I had a discussion with Richard Hattwick, the editor of JSE, and i said,
"one criticism i expect to get is that i've used a tool that "can't" be
used......but in my trade I often use whatever tool is handy, if it does the
job."  To which he nodded his understanding.

I used this particular tool, not because it would 'discredit' Kelso or
Kelso's ideas, but because they work to explain the ideas.  Maybe not to
you, but to an economics audience they are useful.

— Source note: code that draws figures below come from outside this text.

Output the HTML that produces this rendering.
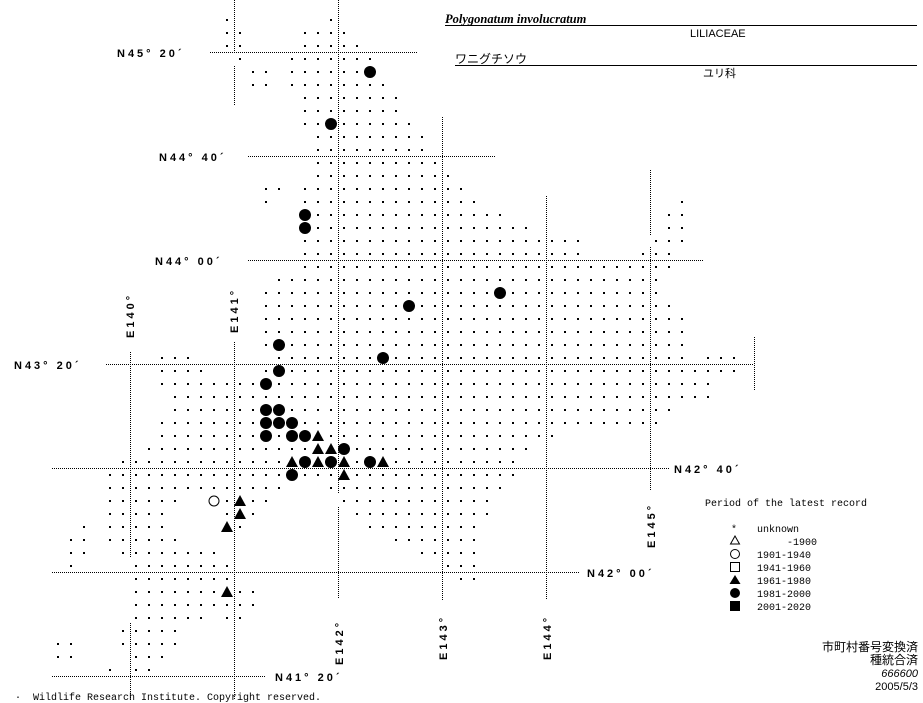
<!DOCTYPE html>
<html><head><meta charset="utf-8"><style>
html,body{margin:0;padding:0;background:#fff;}
body{width:923px;height:703px;overflow:hidden;position:relative;}
svg{position:absolute;left:0;top:0;}
.lab{font-family:"Liberation Sans",sans-serif;font-weight:bold;font-size:11px;letter-spacing:3px;fill:#000;}
.t{font-family:"Liberation Mono","Noto Sans CJK JP",monospace;font-size:10px;fill:#000;}
</style></head><body>
<svg id="m" width="923" height="703" viewBox="0 0 923 703" xmlns="http://www.w3.org/2000/svg">
<g stroke="#000" stroke-width="1" stroke-dasharray="1,1" fill="none">
<line x1="210" y1="52.5" x2="417" y2="52.5"/>
<line x1="248" y1="156.5" x2="495" y2="156.5"/>
<line x1="248" y1="260.5" x2="703" y2="260.5"/>
<line x1="106" y1="364.5" x2="754" y2="364.5"/>
<line x1="52" y1="468.5" x2="670" y2="468.5"/>
<line x1="52" y1="572.5" x2="580" y2="572.5"/>
<line x1="52" y1="676.5" x2="265" y2="676.5"/>
<line x1="130.5" y1="352" x2="130.5" y2="558"/>
<line x1="130.5" y1="623" x2="130.5" y2="700"/>
<line x1="234.5" y1="0" x2="234.5" y2="52"/>
<line x1="234.5" y1="66" x2="234.5" y2="105"/>
<line x1="234.5" y1="342" x2="234.5" y2="700"/>
<line x1="338.5" y1="0" x2="338.5" y2="493"/>
<line x1="338.5" y1="507" x2="338.5" y2="598"/>
<line x1="442.5" y1="117" x2="442.5" y2="600"/>
<line x1="546.5" y1="196" x2="546.5" y2="600"/>
<line x1="650.5" y1="170" x2="650.5" y2="235"/>
<line x1="650.5" y1="247" x2="650.5" y2="490"/>
<line x1="754.5" y1="337" x2="754.5" y2="390"/>
</g>
<g id="dots" fill="#000"></g>
<g class="lab">
<text x="117" y="57">N45° 20´</text>
<text x="159" y="161">N44° 40´</text>
<text x="155" y="265">N44° 00´</text>
<text x="14" y="369">N43° 20´</text>
<text x="674" y="473">N42° 40´</text>
<text x="587" y="577">N42° 00´</text>
<text x="275" y="681">N41° 20´</text>
<text transform="translate(134,338) rotate(-90)">E140°</text>
<text transform="translate(238,333) rotate(-90)">E141°</text>
<text transform="translate(343,665) rotate(-90)">E142°</text>
<text transform="translate(447,660) rotate(-90)">E143°</text>
<text transform="translate(551,660) rotate(-90)">E144°</text>
<text transform="translate(655,548) rotate(-90)">E145°</text>
</g>
<text x="445" y="23" style="font-family:'Liberation Serif',serif;font-weight:bold;font-style:italic;font-size:12.5px">Polygonatum involucratum</text>
<line x1="445" y1="25.5" x2="917" y2="25.5" stroke="#000"/>
<text x="690" y="37" style="font-family:'Liberation Sans',sans-serif;font-size:11px">LILIACEAE</text>
<text x="455" y="63" style="font-family:'Liberation Sans','Noto Sans CJK JP',sans-serif;font-size:12px">ワニグチソウ</text>
<line x1="455" y1="65.5" x2="917" y2="65.5" stroke="#000"/>
<text x="703" y="77" style="font-family:'Liberation Sans','Noto Sans CJK JP',sans-serif;font-size:11px">ユリ科</text>
<text x="705" y="506" class="t">Period of the latest record</text>
<g class="t">
<text x="731" y="532">*</text><text x="757" y="532">unknown</text>
<text x="757" y="545" xml:space="preserve">     -1900</text>
<text x="757" y="558">1901-1940</text>
<text x="757" y="571">1941-1960</text>
<text x="757" y="584">1961-1980</text>
<text x="757" y="597">1981-2000</text>
<text x="757" y="610">2001-2020</text>
</g>
<polygon points="735,536 730.5,544 739.5,544" fill="none" stroke="#000"/>
<circle cx="735" cy="554" r="4.5" fill="none" stroke="#000"/>
<rect x="730.5" y="562.5" width="9" height="9" fill="none" stroke="#000"/>
<polygon points="735,575 729.5,584 740.5,584" fill="#000"/>
<circle cx="735" cy="593" r="5" fill="#000"/>
<rect x="730" y="601" width="10" height="10" fill="#000"/>
<g style="font-family:'Liberation Sans','Noto Sans CJK JP',sans-serif;font-size:12px" text-anchor="end">
<text x="918" y="651">市町村番号変換済</text>
<text x="918" y="664">種統合済</text>
<text x="918" y="677" style="font-style:italic;font-size:11px">666600</text>
<text x="918" y="690" style="font-size:11px">2005/5/3</text>
</g>
<text x="15" y="700" class="t" xml:space="preserve">·  Wildlife Research Institute. Copyright reserved.</text>
</svg>
<script>
var rows={20:[[227],[331]],33:[[227,240],[305,344]],46:[[227,240],[305,357]],59:[[240],[292,370]],72:[[253,266],[292,370]],85:[[253,266],[292,383]],98:[[305,396]],111:[[305,396]],124:[[305,409]],137:[[318,422]],150:[[318,422]],163:[[318,435]],176:[[318,448]],189:[[266,279],[305,461]],202:[[266],[305,474],[682]],215:[[305,500],[669,682]],228:[[305,526],[669,682]],241:[[305,578],[656,682]],254:[[305,578],[643,669]],267:[[305,669]],280:[[279,656]],293:[[266,656]],306:[[266,669]],319:[[266,682]],332:[[266,682]],345:[[266,682]],358:[[162,188],[279,682],[708,734]],371:[[162,201],[266,734]],384:[[162,708]],397:[[175,708]],410:[[175,669]],423:[[162,656]],436:[[162,552]],449:[[149,526]],462:[[123,513]],475:[[110,513]],488:[[110,279],[331,500]],501:[[110,175],[214,266],[344,487]],514:[[110,162],[227,253],[357,487]],527:[[84],[110,162],[227,240],[370,474]],540:[[71,84],[110,175],[396,474]],553:[[71,84],[123,214],[422,474]],566:[[71],[136,227],[448,474]],579:[[136,227],[461,474]],592:[[136,253]],605:[[136,253]],618:[[136,201],[227,240]],631:[[123,175]],644:[[58,71],[123,175]],657:[[58,71],[136,162]],670:[[110],[136,149]]};
var C=[[370,72],[331,124],[305,215],[305,228],[500,293],[409,306],[279,345],[383,358],[279,371],[266,384],[266,410],[279,410],[266,423],[279,423],[292,423],[266,436],[292,436],[305,436],[344,449],[305,462],[331,462],[370,462],[292,475]];
var T=[[318,436],[318,449],[331,449],[292,462],[318,462],[344,462],[383,462],[344,475],[240,501],[240,514],[227,527],[227,592]];
var O=[[214,501]];
var sp={};C.concat(T,O).forEach(function(p){sp[p[0]+','+p[1]]=1;});
var s='';
for(var y in rows){rows[y].forEach(function(r){var a=r[0],b=r.length>1?r[1]:r[0];for(var x=a;x<=b;x+=13){if(!sp[x+','+y])s+='<rect x="'+(x-1)+'" y="'+(y-1)+'" width="2" height="2"/>';}});}
C.forEach(function(p){s+='<circle cx="'+p[0]+'" cy="'+p[1]+'" r="6"/>';});
T.forEach(function(p){var x=p[0],y=p[1];s+='<polygon points="'+x+','+(y-6)+' '+(x-6)+','+(y+5)+' '+(x+6)+','+(y+5)+'"/>';});
O.forEach(function(p){s+='<circle cx="'+p[0]+'" cy="'+p[1]+'" r="5" fill="none" stroke="#000"/>';});
document.getElementById('dots').innerHTML=s;
</script>
</body></html>
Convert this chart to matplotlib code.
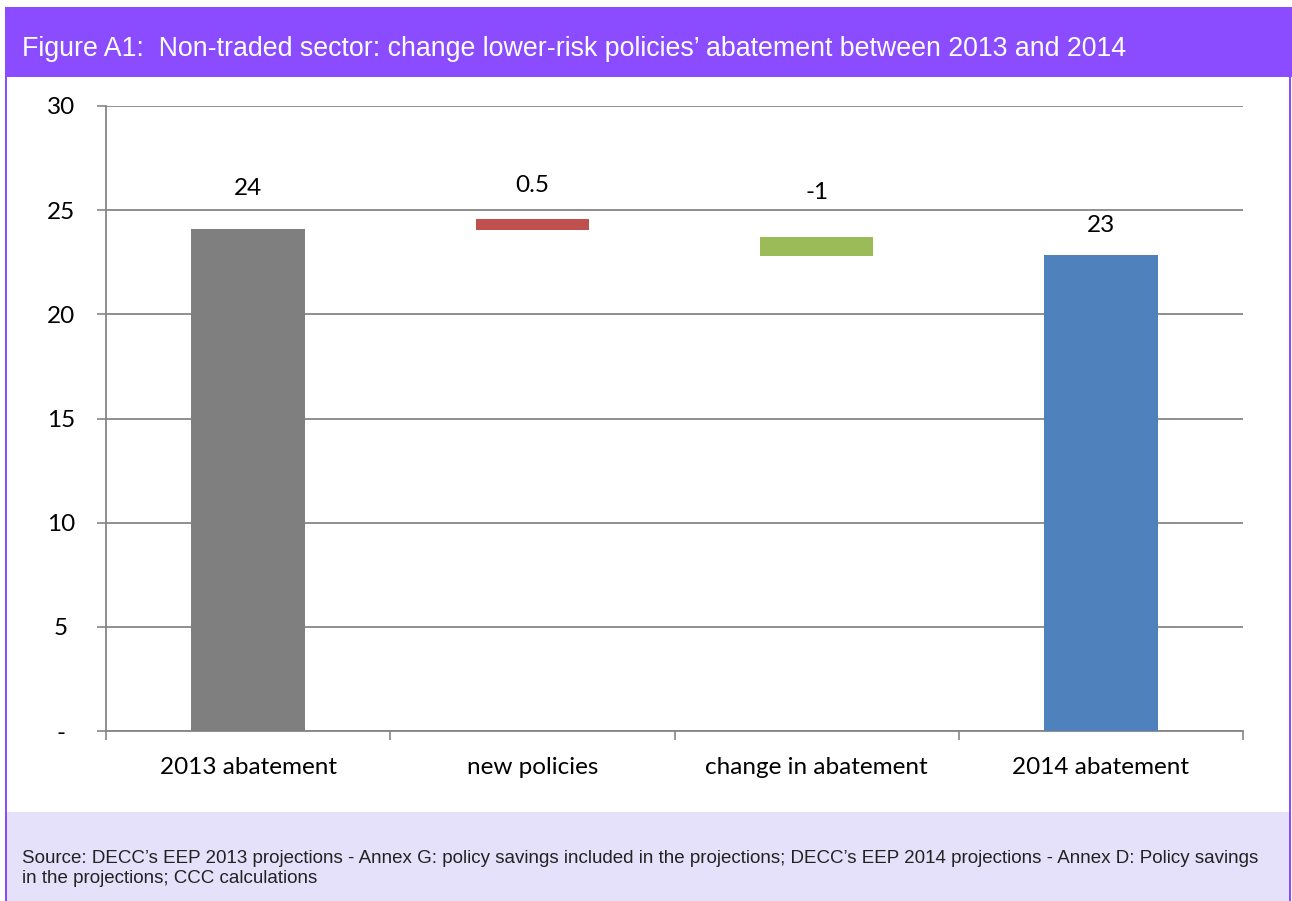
import matplotlib
matplotlib.use("Agg")
import matplotlib.pyplot as plt
from matplotlib.patches import Rectangle

# data
categories = ["2013 abatement", "new policies", "change in abatement", "2014 abatement"]
bar_bottoms = [0, 24.05, 22.8, 0]
bar_heights = [24.1, 0.55, 0.9, 22.85]
bar_labels = ["24", "0.5", "-1", "23"]
label_offsets = [29, 24, 32, 21]  # points above bar top
bar_colors = ["#7F7F7F", "#C0504D", "#9BBB59", "#4F81BD"]
yticks = [0, 5, 10, 15, 20, 25, 30]
ytick_labels = ["-", "5", "10", "15", "20", "25", "30"]

title = "Figure A1:  Non-traded sector: change lower-risk policies\u2019 abatement between 2013 and 2014"
source = ("Source: DECC\u2019s EEP 2013 projections - Annex G: policy savings included in the projections; "
          "DECC\u2019s EEP 2014 projections - Annex D: Policy savings\nin the projections; CCC calculations")

W, H = 1292, 901
fig = plt.figure(figsize=(W / 100, H / 100), dpi=100)
fig.patch.set_facecolor("white")

purple = "#8B4BFE"
lavender = "#E6E1FA"

def px_rect(x0, y0, x1, y1, color):
    # rectangle in pixel coordinates, y measured from the top
    fig.patches.append(Rectangle((x0 / W, 1 - y1 / H), (x1 - x0) / W, (y1 - y0) / H,
                                 transform=fig.transFigure, facecolor=color,
                                 edgecolor="none", zorder=0))

px_rect(5, 7, 1292, 77, purple)         # header band
px_rect(6, 812, 1290, 901, lavender)    # source band
px_rect(5, 77, 7, 901, purple)          # left border
px_rect(1289, 77, 1291, 901, purple)    # right border

fig.text(22 / W, 1 - 49 / H, title, color="white", fontsize=19.3,
         family="Liberation Sans", va="center", ha="left")
fig.text(22 / W, 1 - 850 / H, source, color="#222222", fontsize=13.5,
         family="Liberation Sans", va="top", ha="left", linespacing=1.22)

ax = fig.add_axes([106 / W, 1 - 731 / H, (1243 - 106) / W, (731 - 106) / H])
ax.set_facecolor("white")

xs = range(len(categories))
ax.bar(xs, bar_heights, bottom=bar_bottoms, width=0.4, color=bar_colors, zorder=3)

for x, b, h, lab, off in zip(xs, bar_bottoms, bar_heights, bar_labels, label_offsets):
    ax.annotate(lab, (x, b + h), xytext=(0, off), textcoords="offset points",
                ha="center", va="center", fontsize=17.5, family="Lato", color="black")

ax.set_ylim(0, 30)
ax.set_xlim(-0.5, len(categories) - 0.5)
ax.set_yticks(yticks)
ax.set_yticklabels(ytick_labels, family="Lato", fontsize=17.5, ha="center")
ax.tick_params(axis="y", length=6.5, width=1.2, color="#868686", pad=26)
ax.yaxis.grid(True, color="#868686", linewidth=1.3, zorder=0)
ax.set_axisbelow(True)

# category labels centered, tick marks at category boundaries
ax.set_xticks(list(xs))
ax.set_xticklabels(categories, family="Lato", fontsize=17.5)
ax.tick_params(axis="x", length=0, pad=19)
ax.set_xticks([i - 0.5 for i in range(len(categories) + 1)], minor=True)
ax.tick_params(axis="x", which="minor", length=6.5, width=1.2, color="#868686")

for s in ["top", "right"]:
    ax.spines[s].set_visible(False)
for s in ["left", "bottom"]:
    ax.spines[s].set_color("#868686")
    ax.spines[s].set_linewidth(1.3)

fig.savefig("out.png", dpi=100)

Your assault on the defects of MRS analysis won't be the first, and won't be
the last.  I am well aware of the defects, as would be any other economist
who uses them.  Rodney Shakespeare has pointed out on several occasions now,
that I don't have any problem with the term 'productiveness,' or its use by
Mr. Kelso, or its use in this forum.  Never
have.  My intent is to define it in conventional terms, so that it belongs
to *all*
economics and not to a select few.

Incidentally, your criticisms are well taken.  As you may or may not  have
noticed, Alan Zundel and i have been exploring the microeconomics of b.e.
for the past weeks, trying to pin down the exact meaning of 'relative
productiveness'.  It's taken a couple of dozen posts, but communication has
occurred.  It's been a deliberate process, and that is better than
dissertation-length pronouncements which can't possibly be answered in
order.

I'm sorry you have such a negative view of my work.  But forty years of
evincing nothing but confusion from the use of kelsoantics has done little
for his program, imo.

I've set b.e. off on her own....she now belongs to 'economics', where she
has a place.  That should hardly be unwelcome.